Data excerpt:

**********

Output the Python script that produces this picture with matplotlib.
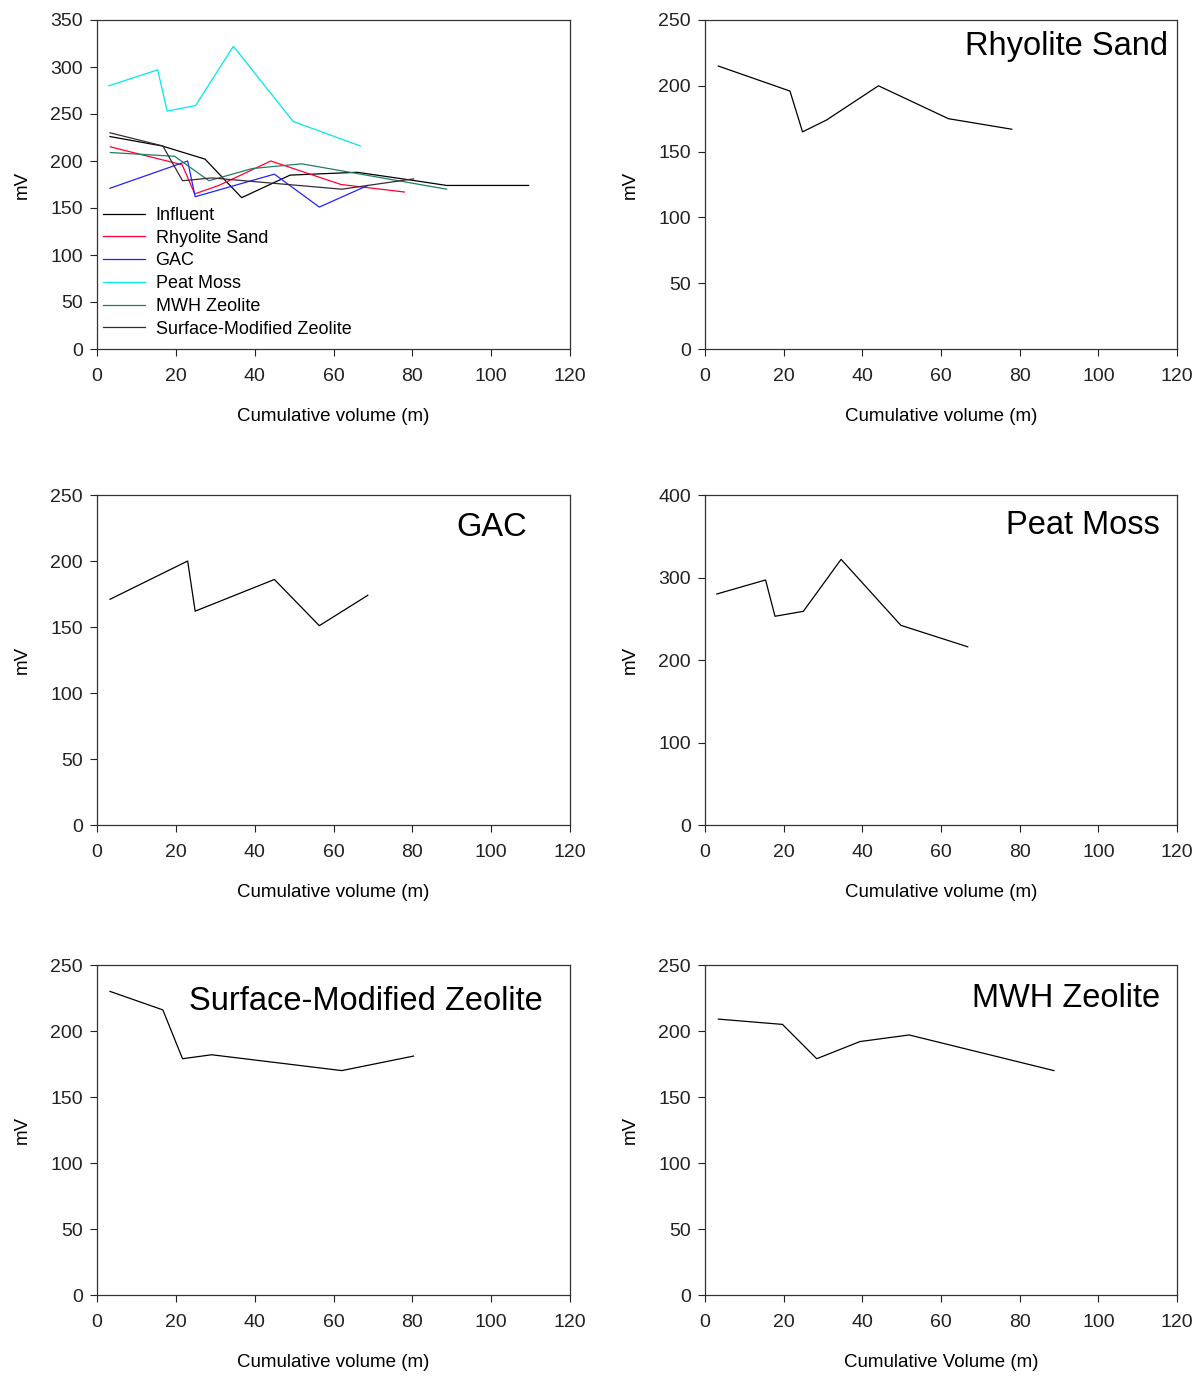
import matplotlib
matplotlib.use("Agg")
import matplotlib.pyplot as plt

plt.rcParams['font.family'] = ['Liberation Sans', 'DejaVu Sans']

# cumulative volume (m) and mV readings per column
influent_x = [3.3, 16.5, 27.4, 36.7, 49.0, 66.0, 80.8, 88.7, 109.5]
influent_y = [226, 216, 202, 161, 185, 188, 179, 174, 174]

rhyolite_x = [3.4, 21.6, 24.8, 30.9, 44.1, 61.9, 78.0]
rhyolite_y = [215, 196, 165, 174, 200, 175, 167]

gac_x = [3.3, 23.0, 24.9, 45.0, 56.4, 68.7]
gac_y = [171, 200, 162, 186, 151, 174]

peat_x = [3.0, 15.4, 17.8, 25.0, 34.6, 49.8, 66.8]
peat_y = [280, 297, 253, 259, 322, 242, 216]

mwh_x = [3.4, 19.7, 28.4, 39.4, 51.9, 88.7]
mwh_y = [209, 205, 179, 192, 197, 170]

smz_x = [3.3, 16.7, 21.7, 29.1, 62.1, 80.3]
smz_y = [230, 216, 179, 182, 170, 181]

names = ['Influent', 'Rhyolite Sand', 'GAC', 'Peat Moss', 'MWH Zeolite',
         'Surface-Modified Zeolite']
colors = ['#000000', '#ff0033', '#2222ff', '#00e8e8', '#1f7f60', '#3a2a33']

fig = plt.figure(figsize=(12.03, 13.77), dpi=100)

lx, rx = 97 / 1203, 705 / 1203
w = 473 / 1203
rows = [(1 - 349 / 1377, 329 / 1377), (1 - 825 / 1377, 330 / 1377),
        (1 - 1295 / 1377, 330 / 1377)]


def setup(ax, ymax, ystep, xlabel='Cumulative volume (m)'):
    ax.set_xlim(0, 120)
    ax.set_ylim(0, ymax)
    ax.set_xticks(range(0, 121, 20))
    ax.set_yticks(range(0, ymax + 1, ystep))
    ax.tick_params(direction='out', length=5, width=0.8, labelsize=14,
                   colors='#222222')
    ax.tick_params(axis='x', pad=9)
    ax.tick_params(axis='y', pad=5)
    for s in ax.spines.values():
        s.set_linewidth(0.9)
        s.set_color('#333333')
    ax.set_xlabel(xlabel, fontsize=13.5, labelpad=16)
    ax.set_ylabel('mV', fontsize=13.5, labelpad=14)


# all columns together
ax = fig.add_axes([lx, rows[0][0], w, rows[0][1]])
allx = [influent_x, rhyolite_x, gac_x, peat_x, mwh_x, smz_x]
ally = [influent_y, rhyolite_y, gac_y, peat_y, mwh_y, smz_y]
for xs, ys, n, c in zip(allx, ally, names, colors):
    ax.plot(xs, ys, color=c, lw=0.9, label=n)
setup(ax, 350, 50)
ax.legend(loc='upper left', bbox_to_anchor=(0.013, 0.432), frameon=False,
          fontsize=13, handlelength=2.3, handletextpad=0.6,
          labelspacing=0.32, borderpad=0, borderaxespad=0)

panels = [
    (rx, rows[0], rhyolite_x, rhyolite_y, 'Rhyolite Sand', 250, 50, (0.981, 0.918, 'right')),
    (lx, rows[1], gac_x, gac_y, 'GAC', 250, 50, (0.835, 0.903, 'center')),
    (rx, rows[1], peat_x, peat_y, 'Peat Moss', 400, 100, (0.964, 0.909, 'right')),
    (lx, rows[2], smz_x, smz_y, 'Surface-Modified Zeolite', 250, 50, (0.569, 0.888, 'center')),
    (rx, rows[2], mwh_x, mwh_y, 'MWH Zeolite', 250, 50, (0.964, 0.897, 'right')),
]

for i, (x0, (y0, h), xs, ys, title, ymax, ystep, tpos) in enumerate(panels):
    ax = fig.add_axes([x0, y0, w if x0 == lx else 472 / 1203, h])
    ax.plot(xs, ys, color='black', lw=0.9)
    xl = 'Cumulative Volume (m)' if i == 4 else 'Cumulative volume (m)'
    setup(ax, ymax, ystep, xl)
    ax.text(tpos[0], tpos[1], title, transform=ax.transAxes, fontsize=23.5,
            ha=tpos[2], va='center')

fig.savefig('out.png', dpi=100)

**********

Task details: Copy the whole of the material above exactly, but not its images.

Result below:
Output the Python script that produces this picture with matplotlib.
import matplotlib
matplotlib.use("Agg")
import matplotlib.pyplot as plt

plt.rcParams['font.family'] = ['Liberation Sans', 'DejaVu Sans']

# cumulative volume (m) and mV readings per column
influent_x = [3.3, 16.5, 27.4, 36.7, 49.0, 66.0, 80.8, 88.7, 109.5]
influent_y = [226, 216, 202, 161, 185, 188, 179, 174, 174]

rhyolite_x = [3.4, 21.6, 24.8, 30.9, 44.1, 61.9, 78.0]
rhyolite_y = [215, 196, 165, 174, 200, 175, 167]

gac_x = [3.3, 23.0, 24.9, 45.0, 56.4, 68.7]
gac_y = [171, 200, 162, 186, 151, 174]

peat_x = [3.0, 15.4, 17.8, 25.0, 34.6, 49.8, 66.8]
peat_y = [280, 297, 253, 259, 322, 242, 216]

mwh_x = [3.4, 19.7, 28.4, 39.4, 51.9, 88.7]
mwh_y = [209, 205, 179, 192, 197, 170]

smz_x = [3.3, 16.7, 21.7, 29.1, 62.1, 80.3]
smz_y = [230, 216, 179, 182, 170, 181]

names = ['Influent', 'Rhyolite Sand', 'GAC', 'Peat Moss', 'MWH Zeolite',
         'Surface-Modified Zeolite']
colors = ['#000000', '#ff0033', '#2222ff', '#00e8e8', '#1f7f60', '#3a2a33']

fig = plt.figure(figsize=(12.03, 13.77), dpi=100)

lx, rx = 97 / 1203, 705 / 1203
w = 473 / 1203
rows = [(1 - 349 / 1377, 329 / 1377), (1 - 825 / 1377, 330 / 1377),
        (1 - 1295 / 1377, 330 / 1377)]


def setup(ax, ymax, ystep, xlabel='Cumulative volume (m)'):
    ax.set_xlim(0, 120)
    ax.set_ylim(0, ymax)
    ax.set_xticks(range(0, 121, 20))
    ax.set_yticks(range(0, ymax + 1, ystep))
    ax.tick_params(direction='out', length=5, width=0.8, labelsize=14,
                   colors='#222222')
    ax.tick_params(axis='x', pad=9)
    ax.tick_params(axis='y', pad=5)
    for s in ax.spines.values():
        s.set_linewidth(0.9)
        s.set_color('#333333')
    ax.set_xlabel(xlabel, fontsize=13.5, labelpad=16)
    ax.set_ylabel('mV', fontsize=13.5, labelpad=14)


# all columns together
ax = fig.add_axes([lx, rows[0][0], w, rows[0][1]])
allx = [influent_x, rhyolite_x, gac_x, peat_x, mwh_x, smz_x]
ally = [influent_y, rhyolite_y, gac_y, peat_y, mwh_y, smz_y]
for xs, ys, n, c in zip(allx, ally, names, colors):
    ax.plot(xs, ys, color=c, lw=0.9, label=n)
setup(ax, 350, 50)
ax.legend(loc='upper left', bbox_to_anchor=(0.013, 0.432), frameon=False,
          fontsize=13, handlelength=2.3, handletextpad=0.6,
          labelspacing=0.32, borderpad=0, borderaxespad=0)

panels = [
    (rx, rows[0], rhyolite_x, rhyolite_y, 'Rhyolite Sand', 250, 50, (0.981, 0.918, 'right')),
    (lx, rows[1], gac_x, gac_y, 'GAC', 250, 50, (0.835, 0.903, 'center')),
    (rx, rows[1], peat_x, peat_y, 'Peat Moss', 400, 100, (0.964, 0.909, 'right')),
    (lx, rows[2], smz_x, smz_y, 'Surface-Modified Zeolite', 250, 50, (0.569, 0.888, 'center')),
    (rx, rows[2], mwh_x, mwh_y, 'MWH Zeolite', 250, 50, (0.964, 0.897, 'right')),
]

for i, (x0, (y0, h), xs, ys, title, ymax, ystep, tpos) in enumerate(panels):
    ax = fig.add_axes([x0, y0, w if x0 == lx else 472 / 1203, h])
    ax.plot(xs, ys, color='black', lw=0.9)
    xl = 'Cumulative Volume (m)' if i == 4 else 'Cumulative volume (m)'
    setup(ax, ymax, ystep, xl)
    ax.text(tpos[0], tpos[1], title, transform=ax.transAxes, fontsize=23.5,
            ha=tpos[2], va='center')

fig.savefig('out.png', dpi=100)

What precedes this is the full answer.